Not sure how useful this is, but this is an idea that came to mind when filtering backtranslations.

Sentences like the following are probably low-quality and should be removed: Ahora bien, el que quiera ser el primero entre ustedes deberá ser su servidor, diferentes plantas para ser un buen pescador y un buen pescador para ser un buen pescador y un buen pescador para ser un buen pescador y un buen pescador para ser un buen pescador

Parameters would be:

• minimum length of the repeated sequence (in characters or words)
• minimum number of repetitions

[radinplaid]

I have made a prototype that seems to work well in practice:

import math

def find_repeats(x, lengths_to_check = [1,2,3,4], min_repeat_length=3):
    """
    Identifies repeated phrases, for use in identifying stuttering in NMT output

    Arguments:
    x (str, list(str), required) -- input to search for repeats in
    lengths_to_check (list(int), int, default [1,2,3,4]) -- length of sequence of tokens to search for
    min_repeat_length (int, default 3) -- minimum number of times the repeat must occur
    """
    # Input validation
    if isinstance(x, str):
        # x is not tokenized; tokenize by space
        x_split = x.split()
    elif isinstance(x, list):
        # x is already tokenized
        x_split = x
    else:
        raise TypeError("Input must be str or list(str)")

    # If lengths_to_check is an int, make it a list so it can be iterated over
    if isinstance(lengths_to_check, int):
        lengths_to_check = [lengths_to_check]

    # Loop over each token in the string, from left to right
    for ind in range(len(x_split)):
        # Check for phrase repeats of length i for i in lengths_to_check
        for phrase_len in lengths_to_check:
            if ind+phrase_len < len(x_split):
                if x_split[ind:(ind+phrase_len)] == x_split[(ind+phrase_len):(ind+2*phrase_len)]:
                    # We have a match - check to see how many times it repeats
                    num_repeats = 1
                    found_match=True
                    match_idx = ind+phrase_len
                    while found_match:
                        if x_split[ind:(ind+phrase_len)] == x_split[match_idx:(match_idx+phrase_len)]:
                            num_repeats+=1
                            match_idx+=phrase_len
                        else:
                            found_match=False
                    # Return once a single match that is long enough is found; do not find all matches
                    if num_repeats >= min_repeat_length:
                        return {"match":' '.join(x_split[ind:(ind+phrase_len)]),"num_repeats":num_repeats, "repeat_length":phrase_len}

    # No matches were found
    return None

> find_repeats("Ahora bien, el que quiera ser el primero entre ustedes deberá ser su servidor, diferentes plantas para ser un buen pescador y un buen pescador para ser un buen pescador y un buen pescador para ser un buen pescador y un buen pescador para ser un buen pescador", lengths_to_check = [1,2,3,4,5,6,7,8,9,10])

>>> {'match': 'para ser un buen pescador y un buen pescador',
 'num_repeats': 3,
 'repeat_length': 9}

Should I modify it to be an OpusFilter filter and submit a pull request ?

[svirpioj]

Thanks!

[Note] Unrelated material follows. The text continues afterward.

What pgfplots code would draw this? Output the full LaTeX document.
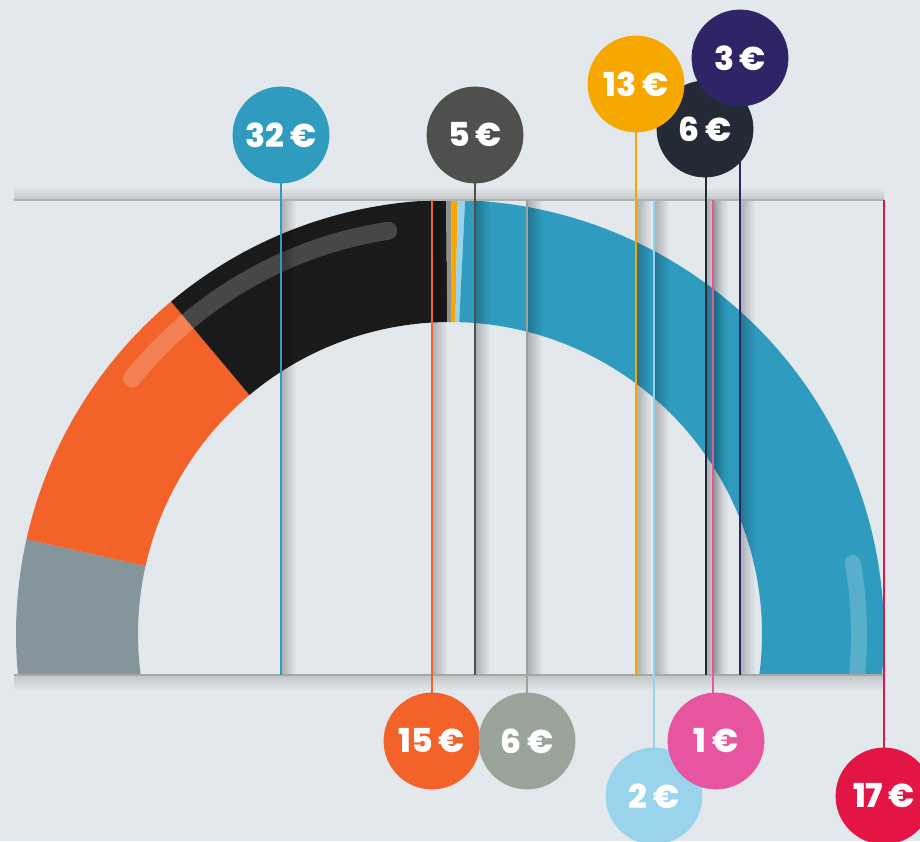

I had some extra backtranslated data from Yves to test this, and indeed it seems to be working nicely (at least with good precision, recall is of course more difficult to estimate). Found 4778 matches from 164725 segments.

So sure, go on and create a PR! (Some instructions here.) I can also help, but better you make at least the first commit so you get the credit :slightly_smiling_face:

[svirpioj]

I made a bit different solution in #35. Dunno if it's better than the above, but at least required less code, and should work directly with languages without marked word boundaries.